La descripción poética convertida en creación filosófica.

Mi libro sobre el príncipe “Zaratustra” (Estrella de Oro, en persa) es una autobiografía lectora —si es que el género existe—, donde Friedrich Nietzsche le pone una ratonera al intelecto y todos padecemos la dulzura de un proceso histórico de transformación: la de atravesar una cuerda floja, con calzado de pezuñas —de camello, de ser posible—, y llegar del león —del animal— al hombre superior, al niño vital, porque el tiempo, ya lo dijo Heráclito, es un niño que se divierte, que no deja de jugar a los dados, porque precisamente el niño es el reino.

La amistad como pensamiento, pero también como búsqueda y encuentro. Porque es más humano —demasiado humano— vivir preguntando que obteniendo respuestas (la brutalidad de un mundo donde todos tienen una respuesta para todo).

Sin preguntas a la existencia no hay libros escritos ni por escribir, mucho menos por vivir.

Y también porque mi oficio es leer, albergar narraciones, vivificar muertos ilustres y otros acompañantes. Mientras lo hago, rasgo la pureza del silencio con algunas notas sueltas.

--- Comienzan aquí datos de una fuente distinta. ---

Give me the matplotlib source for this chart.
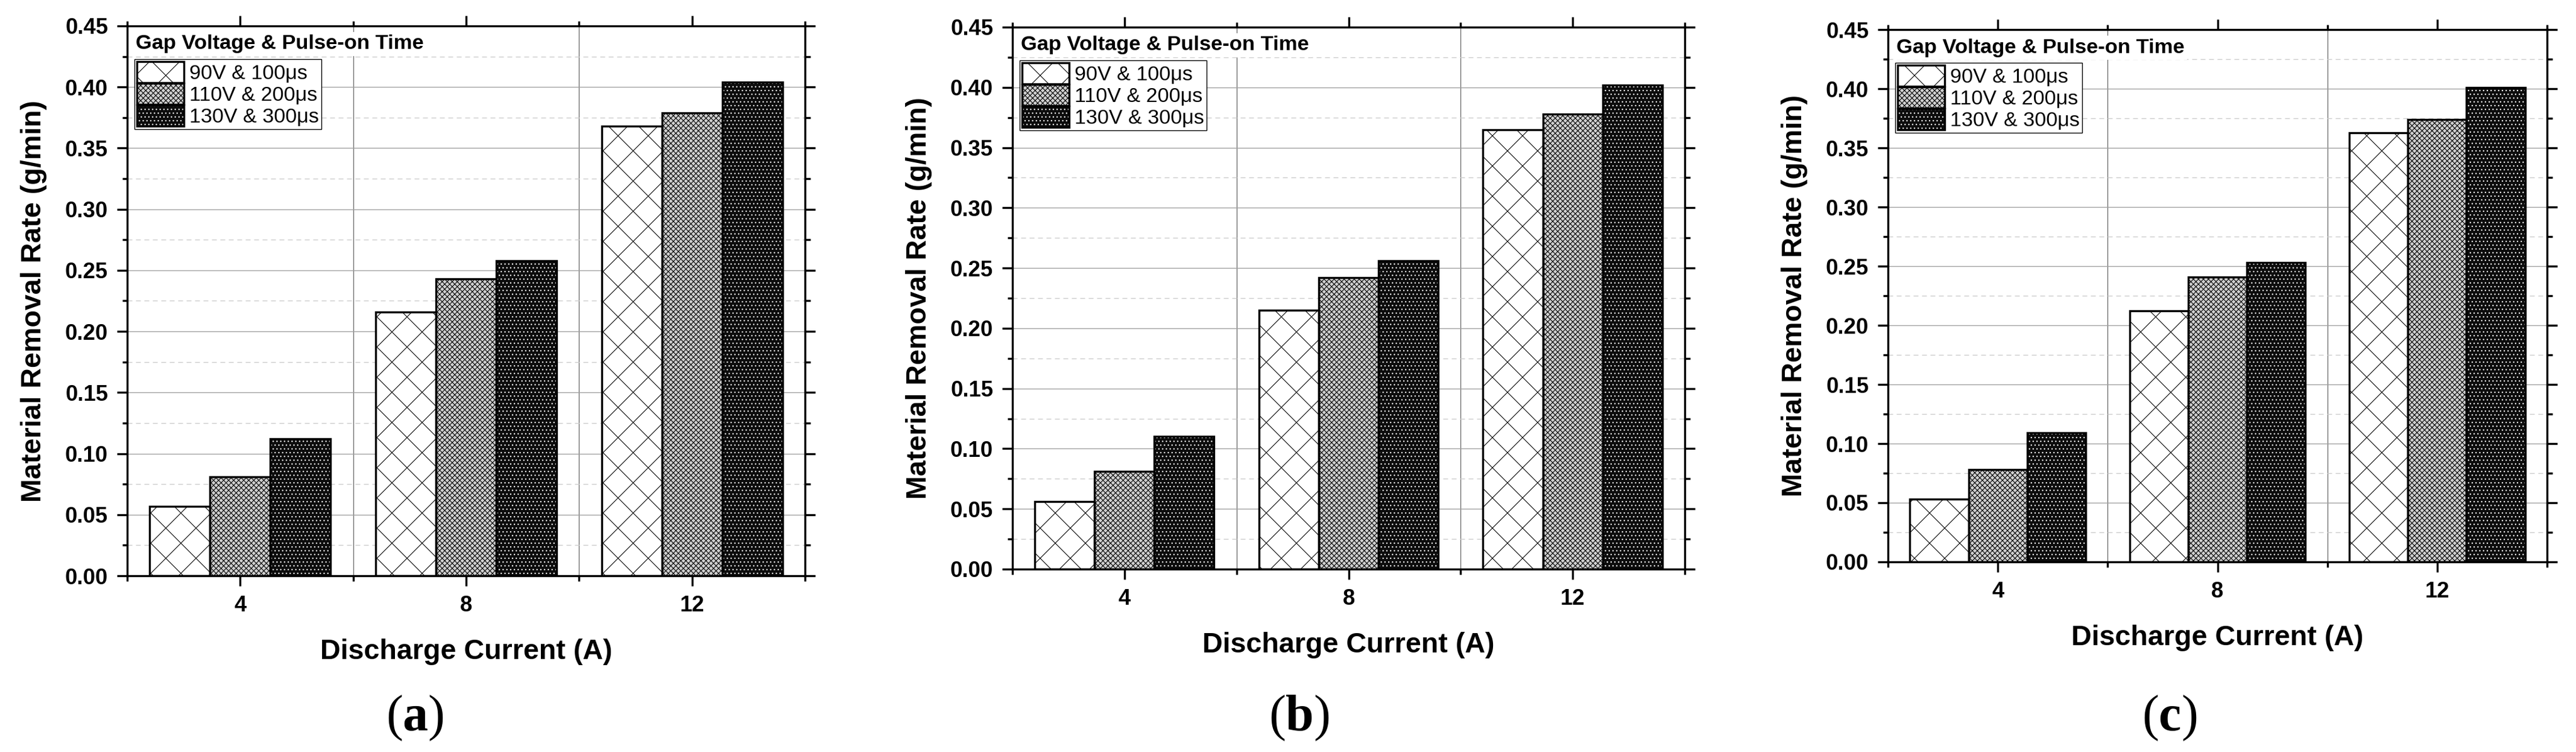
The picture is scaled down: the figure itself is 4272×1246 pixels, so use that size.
import matplotlib
matplotlib.use("Agg")
import matplotlib.pyplot as plt
from matplotlib.ticker import FixedLocator, MultipleLocator, FormatStrFormatter
from matplotlib.patches import Patch

# ---------------- data ----------------
currents = [4, 8, 12]
series_labels = ["90V & 100μs", "110V & 200μs", "130V & 300μs"]
legend_title = "Gap Voltage & Pulse-on Time"
x_label = "Discharge Current (A)"
y_label = "Material Removal Rate (g/min)"
panel_tags = ["a", "b", "c"]

mrr_a_90v = [0.057, 0.216, 0.368]
mrr_a_110v = [0.081, 0.243, 0.379]
mrr_a_130v = [0.112, 0.258, 0.404]

mrr_b_90v = [0.056, 0.215, 0.365]
mrr_b_110v = [0.081, 0.242, 0.378]
mrr_b_130v = [0.110, 0.256, 0.402]

mrr_c_90v = [0.053, 0.212, 0.363]
mrr_c_110v = [0.078, 0.241, 0.374]
mrr_c_130v = [0.109, 0.253, 0.401]

y_major_ticks = [0.00, 0.05, 0.10, 0.15, 0.20, 0.25, 0.30, 0.35, 0.40, 0.45]

# ---------------- style ----------------
DPI = 150
W, H = 4272, 1246
PT = 72.0 / DPI  # pixels -> points


def px(v):
    return v * PT


plt.rcParams["font.family"] = ["Liberation Sans", "DejaVu Sans"]
plt.rcParams["hatch.linewidth"] = px(1.1)
plt.rcParams["lines.scale_dashes"] = False
plt.rcParams["mathtext.fontset"] = "custom"
plt.rcParams["mathtext.rm"] = "Liberation Serif"
plt.rcParams["mathtext.bf"] = "Liberation Serif:bold"

fig = plt.figure(figsize=(W / DPI, H / DPI), dpi=DPI)

# axes boxes in pixels: left, top, right, bottom
boxes = [(211, 43, 1335, 954), (1679, 45, 2794, 943), (3131, 49, 4224, 931)]
caption_x = [688, 2154, 3598]
caption_y = 1190

styles = [
    dict(face="white", hatch="x", hcolor="black"),
    dict(face="#d0d0d0", hatch="xxxxxx", hcolor="black"),
    dict(face="#0c0c0c", hatch="....", hcolor="white"),
]

panels = [
    [mrr_a_90v, mrr_a_110v, mrr_a_130v],
    [mrr_b_90v, mrr_b_110v, mrr_b_130v],
    [mrr_c_90v, mrr_c_110v, mrr_c_130v],
]

bar_w = 3.2 / 3
edge_lw = px(3.4)
for series, box, tag, cx in zip(panels, boxes, panel_tags, caption_x):
    l, t, r, b = box
    axw, axh = r - l, b - t
    ax = fig.add_axes([l / W, 1 - b / H, axw / W, axh / H])
    ax.set_xlim(2, 14)
    ax.set_ylim(0, 0.45)
    ax.set_axisbelow(True)

    handles = []
    for i, (vals, st) in enumerate(zip(series, styles)):
        pos = [c + (i - 1) * bar_w for c in currents]
        ax.bar(pos, vals, bar_w, color=st["face"], edgecolor=st["hcolor"],
               hatch=st["hatch"], linewidth=0, zorder=2)
        ax.bar(pos, vals, bar_w, fill=False, edgecolor="black",
               linewidth=edge_lw, zorder=3)
        handles.append((Patch(facecolor=st["face"], edgecolor=st["hcolor"],
                              hatch=st["hatch"], linewidth=0),
                        Patch(fill=False, edgecolor="black", linewidth=edge_lw)))

    # ticks
    ax.xaxis.set_major_locator(FixedLocator(currents))
    ax.xaxis.set_minor_locator(FixedLocator([2, 6, 10, 14]))
    ax.yaxis.set_major_locator(FixedLocator(y_major_ticks))
    ax.yaxis.set_minor_locator(MultipleLocator(0.025))
    ax.yaxis.set_major_formatter(FormatStrFormatter("%.2f"))
    ax.tick_params(which="both", direction="out", top=True, right=True,
                   width=px(3.4), color="black")
    ax.tick_params(which="major", length=px(17), labelsize=px(36.5), pad=px(15))
    ax.tick_params(which="minor", length=px(8.5))
    for lab in ax.get_xticklabels() + ax.get_yticklabels():
        lab.set_fontweight("bold")
    for sp in ax.spines.values():
        sp.set_linewidth(px(3.4))

    # grid
    ax.yaxis.grid(True, which="major", color="#a0a0a0", linewidth=px(1.4), linestyle="-")
    ax.yaxis.grid(True, which="minor", color="#cccccc", linewidth=px(1.4),
                  linestyle=(0, (px(8), px(6))))
    ax.xaxis.grid(True, which="minor", color="#6e6e6e", linewidth=px(1.4), linestyle="-")
    ax.xaxis.grid(False, which="major")

    # labels
    ax.set_xlabel(x_label, fontsize=px(46.7), fontweight="bold", va="center")
    ax.set_ylabel(y_label, fontsize=px(46.7), fontweight="bold", va="center")
    ax.xaxis.set_label_coords(0.5, -126 / axh)
    ax.yaxis.set_label_coords(-155 / axw, 0.5)

    # legend title and legend
    ax.text(14 / axw, 1 - 30 / axh, legend_title, transform=ax.transAxes,
            ha="left", va="center", fontsize=px(34.5), fontweight="bold", zorder=4,
            bbox=dict(facecolor="white", edgecolor="none", pad=2))
    fs_leg = 34.0
    leg = ax.legend(handles, series_labels, loc="upper left",
                    bbox_to_anchor=(12 / axw, 1 - 55 / axh),
                    borderaxespad=0, borderpad=0.12, handlelength=78 / fs_leg,
                    handleheight=41 / fs_leg, labelspacing=0.0,
                    handletextpad=9 / fs_leg,
                    frameon=True, fancybox=False, edgecolor="black",
                    framealpha=1, prop={"size": px(fs_leg)})
    leg.get_frame().set_linewidth(px(1.4))

    # panel caption
    fig.text(cx / W, 1 - caption_y / H, "(" + r"$\mathbf{" + tag + "}$" + ")",
             ha="center", va="center", fontsize=px(84), family="Liberation Serif")

fig.savefig("out.png", dpi=DPI)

Cierto, cada vez subrayo menos. A veces siento que la pasión se debilita…

En este paginar se sombras, la suave luz se desliza en el arco musical de la tarde. Intento, con una nuez de hielo, iluminar mi camino hacia los sueños: llegar a las entrañas de la noche —llaves como estrellas, estrellas como astros, astros como galaxias, galaxias como historias vivas— y abrir la Biblioteca del Universo.

Braza oceánica, podría decir.

La raíz de este sentimiento se finca al contemplar que la biblioteca personal se transformó en un áspero gabinete de acomodos. Los libros —que por más de medio siglo han compartido esencia y existencia— hoy yacen como fracturados ladrillos de un hogar derrumbado… Lluvia y cenizas del tiempo, donde un hombre viejo danza sin juicio ante la silueta de un niño que murmura trozos de poemas ininteligibles y da paso a un adolescente leonado que, entre la crepuscular embriaguez de la penumbra, deja caer deliberadamente ante los pies del mundo, sin velar sus carcajadas, un tomo en llamas de “Así habló Zaratustra”.